Football star. Basketball star. And baseball. He played only one year, as a junior, but they can still see him in centerfield for the playoff game at Watt Powell Park, retreating Mays-like, back to the plate, on a sure extra-base hit. Actually, he overruns the ball and has to catch it off his neck. "Everyone was real quiet," remembers Fout. "Like, 'Did we just see that?'"
Oh yes, and track. Didn't know Moss ran track? "Before the states, there was all this talk about one kid," recalls Sam Jr. "Randy said, 'I'm faster than him.'" And then he proved it, winning the 100- and 200-meter titles.

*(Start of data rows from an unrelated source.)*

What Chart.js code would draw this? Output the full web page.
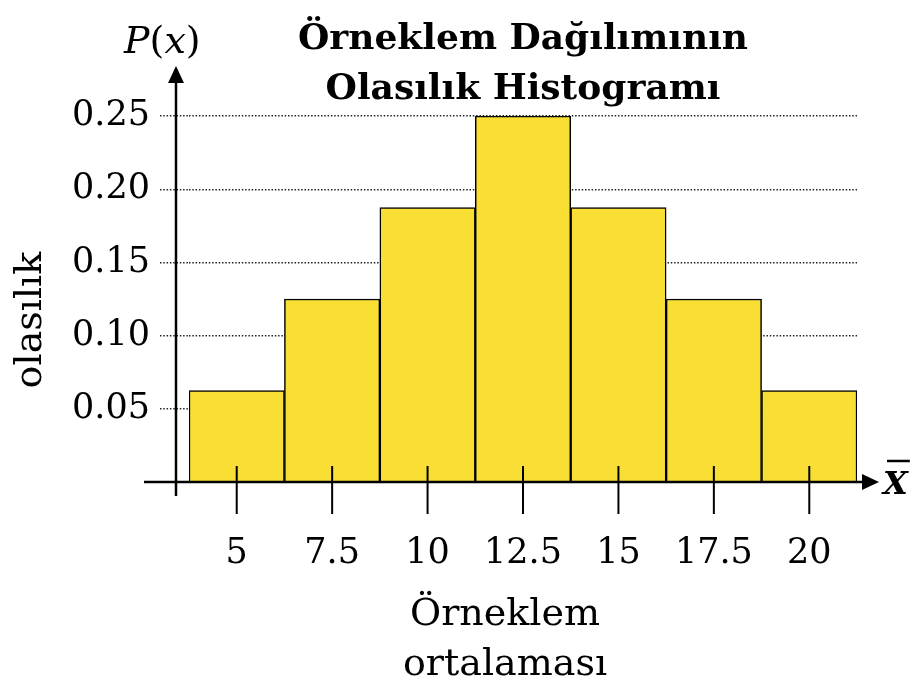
<!DOCTYPE html>
<html>
<head>
<meta charset="utf-8">
<script src="https://cdn.jsdelivr.net/npm/chart.js@4/dist/chart.umd.min.js"></script>
<style>
    html, body { margin: 0; padding: 0; background: #fff; }
    #wrap { width: 912px; height: 684px; }
</style>
</head>
<body>
<div id="wrap"><canvas id="histogram"></canvas></div>
<script>
// sample means (n = 2) and their probabilities
const sampleMeans = ["5", "7.5", "10", "12.5", "15", "17.5", "20"];
const probabilities = [0.0625, 0.125, 0.1875, 0.25, 0.1875, 0.125, 0.0625];
const probabilityTicks = [0.05, 0.10, 0.15, 0.20, 0.25];

const chartTitle = ["Örneklem Dağılımının", "Olasılık Histogramı"];
const xAxisTitle = ["Örneklem", "ortalaması"];
const yAxisTitle = "olasılık";

const serif = "'DejaVu Serif', serif";
const barYellow = "rgb(249, 223, 52)";

// arrows, tick marks and the axis captions drawn over the bars
const axesPlugin = {
    id: "axes",
    afterDatasetsDraw(chart) {
        const ctx = chart.ctx;
        const area = chart.chartArea;
        const xScale = chart.scales.x;
        const yScale = chart.scales.y;
        const y0 = yScale.getPixelForValue(0);
        const axisX = area.left - 13;

        ctx.save();
        ctx.strokeStyle = "#000";
        ctx.fillStyle = "#000";
        ctx.lineWidth = 2.5;

        // vertical axis with arrow
        ctx.beginPath();
        ctx.moveTo(axisX, y0 + 14);
        ctx.lineTo(axisX, area.top - 36);
        ctx.stroke();
        ctx.beginPath();
        ctx.moveTo(axisX, area.top - 50);
        ctx.lineTo(axisX - 8, area.top - 33);
        ctx.lineTo(axisX + 8, area.top - 33);
        ctx.closePath();
        ctx.fill();

        // horizontal axis with arrow
        ctx.beginPath();
        ctx.moveTo(area.left - 45, y0);
        ctx.lineTo(area.right + 8, y0);
        ctx.stroke();
        ctx.beginPath();
        ctx.moveTo(area.right + 22, y0);
        ctx.lineTo(area.right + 5, y0 - 8);
        ctx.lineTo(area.right + 5, y0 + 8);
        ctx.closePath();
        ctx.fill();

        // tick marks under each bar
        ctx.lineWidth = 2;
        xScale.ticks.forEach((t, i) => {
            const px = xScale.getPixelForTick(i);
            ctx.beginPath();
            ctx.moveTo(px, y0 - 16);
            ctx.lineTo(px, y0 + 32);
            ctx.stroke();
        });

        // P(x) above the vertical axis
        ctx.textBaseline = "alphabetic";
        ctx.textAlign = "left";
        let px = axisX - 52;
        const py = 53;
        [["P", "italic"], ["(", "normal"], ["x", "italic"], [")", "normal"]].forEach(([s, style]) => {
            ctx.font = style + " 38px " + serif;
            ctx.fillText(s, px, py);
            px += ctx.measureText(s).width;
        });

        // X bar at the end of the horizontal axis
        ctx.font = "italic bold 32px " + serif;
        const xbarLeft = area.right + 26;
        ctx.fillText("X", xbarLeft, y0 + 12);
        const w = ctx.measureText("X").width;
        ctx.lineWidth = 2.5;
        ctx.beginPath();
        ctx.moveTo(xbarLeft + 4, y0 - 21);
        ctx.lineTo(xbarLeft + w + 2, y0 - 21);
        ctx.stroke();

        // axis captions
        ctx.font = "38px " + serif;
        ctx.textAlign = "center";
        ctx.textBaseline = "middle";
        const midX = (area.left + area.right) / 2 - 18;
        ctx.fillText(xAxisTitle[0], midX, 615);
        ctx.fillText(xAxisTitle[1], midX, 665);

        ctx.translate(31, (area.top + y0) / 2 + 21);
        ctx.rotate(-Math.PI / 2);
        ctx.fillText(yAxisTitle, 0, 0);
        ctx.restore();
    }
};

new Chart(document.getElementById("histogram"), {
    type: "bar",
    data: {
        labels: sampleMeans,
        datasets: [{
            label: "olasılık",
            data: probabilities,
            backgroundColor: barYellow,
            borderColor: "#000",
            borderWidth: 1.5,
            barPercentage: 1,
            categoryPercentage: 1
        }]
    },
    options: {
        responsive: true,
        maintainAspectRatio: false,
        animation: false,
        layout: {
            padding: { top: 15, right: 55, bottom: 58, left: 0 }
        },
        plugins: {
            legend: { display: false },
            tooltip: { enabled: false },
            title: {
                display: true,
                text: chartTitle,
                fullSize: false,
                color: "#000",
                font: { family: serif, size: 36, weight: "bold", lineHeight: 1.39 },
                padding: { top: 0, bottom: 1 }
            }
        },
        scales: {
            x: {
                grid: { display: false, drawTicks: false },
                border: { display: false },
                ticks: {
                    color: "#000",
                    padding: 51,
                    font: { family: serif, size: 35 }
                }
            },
            y: {
                min: 0,
                max: 0.25,
                afterFit(scale) { scale.width = 189; },
                afterBuildTicks(scale) {
                    scale.ticks = probabilityTicks.map(v => ({ value: v }));
                },
                grid: {
                    color: "#222",
                    lineWidth: 1.5,
                    tickLength: 29,
                    tickColor: "#222",
                    tickWidth: 1.5,
                    tickBorderDash: [1.5, 1.8]
                },
                border: { display: false, dash: [1.5, 1.8] },
                ticks: {
                    color: "#000",
                    padding: 10,
                    font: { family: serif, size: 35 },
                    callback: v => v.toFixed(2)
                }
            }
        }
    },
    plugins: [axesPlugin]
});
</script>
</body>
</html>
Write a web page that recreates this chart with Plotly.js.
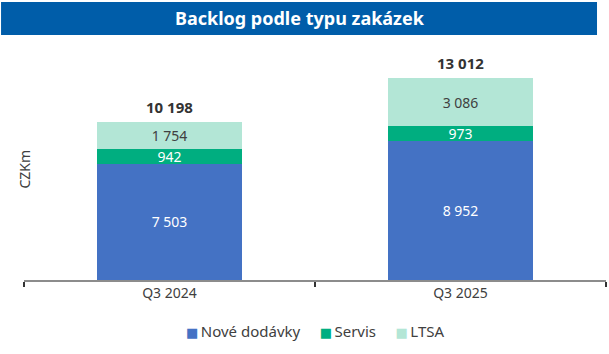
<!DOCTYPE html>
<html>
<head>
<meta charset="utf-8">
<script src="https://cdn.plot.ly/plotly-3.0.1.min.js"></script>
<style>html,body{margin:0;padding:0;background:#fff;}#chart{width:609px;height:354px;}</style>
</head>
<body>
<div id="chart"></div>
<script>
const categories = ['Q3 2024', 'Q3 2025'];
const noveDodavky = [7503, 8952];
const servis = [942, 973];
const ltsa = [1754, 3086];
const totals = [10198, 13012];
const seriesNames = ['Nové dodávky', 'Servis', 'LTSA'];
const seriesColors = ['#4472C4', '#00AE80', '#B3E6D6'];
const chartTitle = 'Backlog podle typu zakázek';
const yTitle = 'CZKm';

const FONT = 'Noto Sans, Open Sans, sans-serif';
const common = {
  type: 'bar', x: categories, textposition: 'inside', insidetextanchor: 'middle',
  textangle: 0, texttemplate: '%{y:,.0f}', hoverinfo: 'none', cliponaxis: false, showlegend: false
};
const traces = [
  Object.assign({}, common, {name: seriesNames[0], y: noveDodavky, marker: {color: seriesColors[0]},
    textfont: {color: '#ffffff', size: 14, family: FONT}}),
  Object.assign({}, common, {name: seriesNames[1], y: servis, marker: {color: seriesColors[1]},
    textfont: {color: '#ffffff', size: 14, family: FONT}}),
  Object.assign({}, common, {name: seriesNames[2], y: ltsa, marker: {color: seriesColors[2]},
    textfont: {color: '#404040', size: 14, family: FONT}})
];

const annotations = categories.map((c, i) => ({
  x: c, y: totals[i], xref: 'x', yref: 'y', text: '<b>' + totals[i].toLocaleString('cs-CZ').replace(/\s/g, ' ') + '</b>',
  showarrow: false, yanchor: 'bottom', yshift: 3, font: {size: 15, color: '#333333', family: FONT}
}));
annotations.push({
  text: '<b>' + chartTitle + '</b>', xref: 'paper', yref: 'paper', x: 0.475, y: 1, yshift: 27,
  showarrow: false, xanchor: 'center', yanchor: 'middle', font: {size: 18, color: '#ffffff', family: FONT}
});
annotations.push({
  text: yTitle, xref: 'paper', yref: 'paper', x: 0, xshift: 1, y: 0.47, textangle: -90,
  showarrow: false, xanchor: 'center', yanchor: 'middle', font: {size: 14, color: '#404040', family: FONT}
});
// legend built from the series names and colours
annotations.push({
  text: seriesNames.map((n, i) =>
    '<span style="color:' + seriesColors[i] + ';font-family:DejaVu Sans;font-size:13px">■</span>\u2009' + n
  ).join('     '),
  xref: 'paper', yref: 'paper', x: 0.5, y: -0.217, xanchor: 'center', yanchor: 'middle',
  showarrow: false, font: {size: 15, color: '#404040', family: FONT}
});

const layout = {
  width: 609, height: 354,
  margin: {l: 24, r: 3, t: 45, b: 74},
  barmode: 'stack', bargap: 0.5,
  separators: ', ',
  showlegend: false,
  uniformtext: {mode: 'show', minsize: 14},
  font: {family: FONT, color: '#404040', size: 13},
  paper_bgcolor: '#ffffff', plot_bgcolor: '#ffffff',
  xaxis: {
    type: 'category', range: [-0.5, 1.5], showline: true, linecolor: '#8c8c8c', linewidth: 1.5,
    ticks: 'outside', tickson: 'boundaries', ticklen: 5, tickcolor: '#333333', tickwidth: 1.5,
    tickfont: {size: 14, color: '#404040', family: FONT}, showgrid: false, zeroline: false, fixedrange: true
  },
  yaxis: {range: [0, 15161], visible: false, showgrid: false, zeroline: false, fixedrange: true},
  shapes: [{
    type: 'rect', xref: 'paper', yref: 'paper', layer: 'above',
    x0: -23/583, x1: 574/583, y0: 1 + 10/235, y1: 1 + 43/235,
    fillcolor: '#005DA9', line: {width: 0}
  }],
  annotations: annotations
};
Plotly.newPlot('chart', traces, layout, {displayModeBar: false, staticPlot: true});
</script>
</body>
</html>
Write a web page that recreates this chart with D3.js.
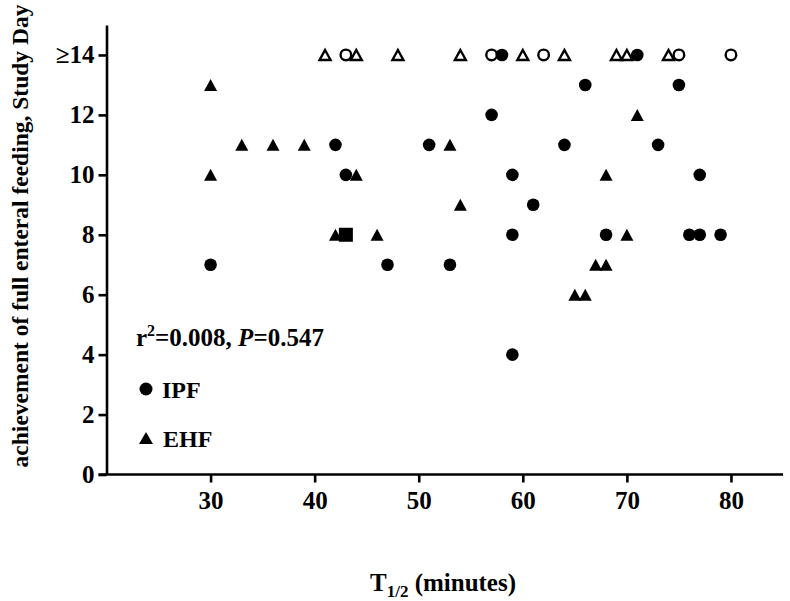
<!DOCTYPE html>
<html>
<head>
<meta charset="utf-8">
<script src="https://cdn.jsdelivr.net/npm/d3@7"></script>
<style>
  body { margin: 0; background: #fff; }
  svg { display: block; font-family: "Liberation Serif", "Times New Roman", serif; font-weight: bold; }
</style>
</head>
<body>
<svg id="chart" width="790" height="601"></svg>
<script>
// T1/2 (minutes) vs study day of full enteral feeding
var ipfT   = [30, 47, 53, 42, 51, 43, 57, 64, 73, 59, 77, 61, 59, 68, 76, 77, 79, 66, 75, 59, 58, 71];
var ipfDay = [ 7,  7,  7, 11, 11, 10, 12, 11, 11, 10, 10,  9,  8,  8,  8,  8,  8, 13, 13,  4, 14, 14];

var ehfT   = [30, 33, 36, 39, 30, 44, 42, 46, 53, 71, 68, 54, 70, 67, 68, 65, 66];
var ehfDay = [13, 11, 11, 11, 10, 10,  8,  8, 11, 12, 10,  9,  8,  7,  7,  6,  6];

// not reached by day 14 (open markers)
var ipfOpenT = [43, 57, 62, 75, 80];
var ehfOpenT = [41, 44, 48, 54, 60, 64, 69, 70, 74];
var openDay = 14;

// square marker
var sqT = [43];
var sqDay = [8];

var xTicks = [30, 40, 50, 60, 70, 80];
var yTicks = [0, 2, 4, 6, 8, 10, 12, 14];
var yTickLabels = ["0", "2", "4", "6", "8", "10", "12", "\u226514"];

var svg = d3.select('#chart');

var x = d3.scaleLinear().domain([20, 85]).range([106.5, 783]);
var y = d3.scaleLinear().domain([0, 15]).range([474.5, 25]);

function tri(w, h) {
  return 'M0,' + (-h/2) + 'L' + (w/2) + ',' + (h/2) + 'L' + (-w/2) + ',' + (h/2) + 'Z';
}

// axes
var xAxis = svg.append('g')
    .attr('transform', 'translate(0,' + y(0) + ')')
    .call(d3.axisBottom(x).tickValues(xTicks).tickSize(8).tickPadding(9).tickSizeOuter(0));
var yAxis = svg.append('g')
    .attr('transform', 'translate(' + x(20) + ',0)')
    .call(d3.axisLeft(y).tickValues(yTicks).tickSize(8).tickPadding(4).tickSizeOuter(0)
      .tickFormat(function(d, i) { return yTickLabels[i]; }));

[xAxis, yAxis].forEach(function(a) {
  a.select('.domain').attr('stroke', '#000').attr('stroke-width', 2.6);
  a.selectAll('.tick line').attr('stroke', '#000').attr('stroke-width', 2.6);
  a.selectAll('.tick text')
    .attr('fill', '#000')
    .style('font-family', '"Liberation Serif", "Times New Roman", serif')
    .style('font-weight', 'bold')
    .style('font-size', '25px');
});
// y ticks extend left past the x axis line at 0
xAxis.select('.domain').attr('d', 'M' + (x(20) - 8) + ',0H' + x(85));

// open markers
svg.append('g').selectAll('circle')
    .data(ipfOpenT)
    .enter()
    .append('circle')
    .attr('cx', function(d) { return x(d); })
    .attr('cy', y(openDay))
    .attr('r', 5.3)
    .attr('fill', 'none')
    .attr('stroke', '#000')
    .attr('stroke-width', 2.4);

svg.append('g').selectAll('path')
    .data(ehfOpenT)
    .enter()
    .append('path')
    .attr('d', tri(11, 10))
    .attr('transform', function(d) { return 'translate(' + x(d) + ',' + y(openDay) + ')'; })
    .attr('fill', 'none')
    .attr('stroke', '#000')
    .attr('stroke-width', 2.4)
    .attr('stroke-linejoin', 'miter');

// filled markers
svg.append('g').selectAll('path')
    .data(ehfT)
    .enter()
    .append('path')
    .attr('d', tri(13, 12))
    .attr('transform', function(d, i) { return 'translate(' + x(d) + ',' + y(ehfDay[i]) + ')'; })
    .attr('fill', '#000');

svg.append('g').selectAll('circle')
    .data(ipfT)
    .enter()
    .append('circle')
    .attr('cx', function(d) { return x(d); })
    .attr('cy', function(d, i) { return y(ipfDay[i]); })
    .attr('r', 6.3)
    .attr('fill', '#000');

svg.append('g').selectAll('rect')
    .data(sqT)
    .enter()
    .append('rect')
    .attr('x', function(d) { return x(d) - 7; })
    .attr('y', function(d, i) { return y(sqDay[i]) - 7; })
    .attr('width', 14)
    .attr('height', 14)
    .attr('fill', '#000');

// stats annotation
var stat = svg.append('text')
    .attr('x', 136)
    .attr('y', 346)
    .attr('font-size', 25);
stat.append('tspan').text('r');
stat.append('tspan').attr('font-size', 16).attr('dy', -10).text('2');
stat.append('tspan').attr('dy', 10).text('=0.008, ');
stat.append('tspan').attr('font-style', 'italic').text('P');
stat.append('tspan').text('=0.547');

// legend
svg.append('circle').attr('cx', 146).attr('cy', 389).attr('r', 6.5).attr('fill', '#000');
svg.append('text').attr('x', 162).attr('y', 398).attr('font-size', 24).text('IPF');
svg.append('path').attr('d', tri(14, 12)).attr('transform', 'translate(146,438)').attr('fill', '#000');
svg.append('text').attr('x', 163).attr('y', 447).attr('font-size', 24).text('EHF');

// axis titles
svg.append('text')
    .attr('transform', 'translate(28,236) rotate(-90)')
    .attr('text-anchor', 'middle')
    .attr('font-size', 23.5)
    .text('achievement of full enteral feeding, Study Day');

var xt = svg.append('text')
    .attr('x', 443)
    .attr('y', 591)
    .attr('text-anchor', 'middle')
    .attr('font-size', 25);
xt.append('tspan').text('T');
xt.append('tspan').attr('font-size', 17).attr('dy', 6).text('1/2');
xt.append('tspan').attr('dy', -6).text(' (minutes)');
</script>
</body>
</html>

If only Moss' story ended here, with athletic brilliance. But you wonder: Why do Rand folks watch games from the other side of a fence? Many of Moss' neighbors believe Rand's boundaries were changed so the high school would sit in predominantly white Belle. In the spring of 95—the year after Jason graduated—a racial fight broke out at the school. Moss was convicted of misdemeanor battery. After the arrest, vandals scrawled "Hang Moss" on the school's side. He lost the chance to attend Notre Dame with Howard, and he wasn't allowed to graduate from the high school. A year later, a positive drug test landed him in jail for a probation violation. The incidents affected his draft status in 1998, when he slipped into the Vikings' lap as the 21st pick. To a person, folks in Rand feel Moss received harsher treatment than Williams because of his skin color.
Moss does too. "It wasn't the people of Rand who railroaded me," Moss says without bitterness. It was the people of West Virginia. Despite starring at Marshall, an hour away in Huntington, his relationship with the state has been glacial. So it was a surprise last fall when Singleton Sr. heard a familiar voice in the Dawg Pound: "Hey, Sam Bam, what's up?"
"It was Randy," beams Singleton. "He stopped by and talked with everybody. Later, I had him over for my fried chicken. You opened my door, and it was just kids. Kids waiting to meet Randy. He talked to all of them."
"Rand stood up for me after I got in trouble," says Moss. "I go back and show love to the people who showed me love. But as far as walking through the gates of the school, you're not going to see it."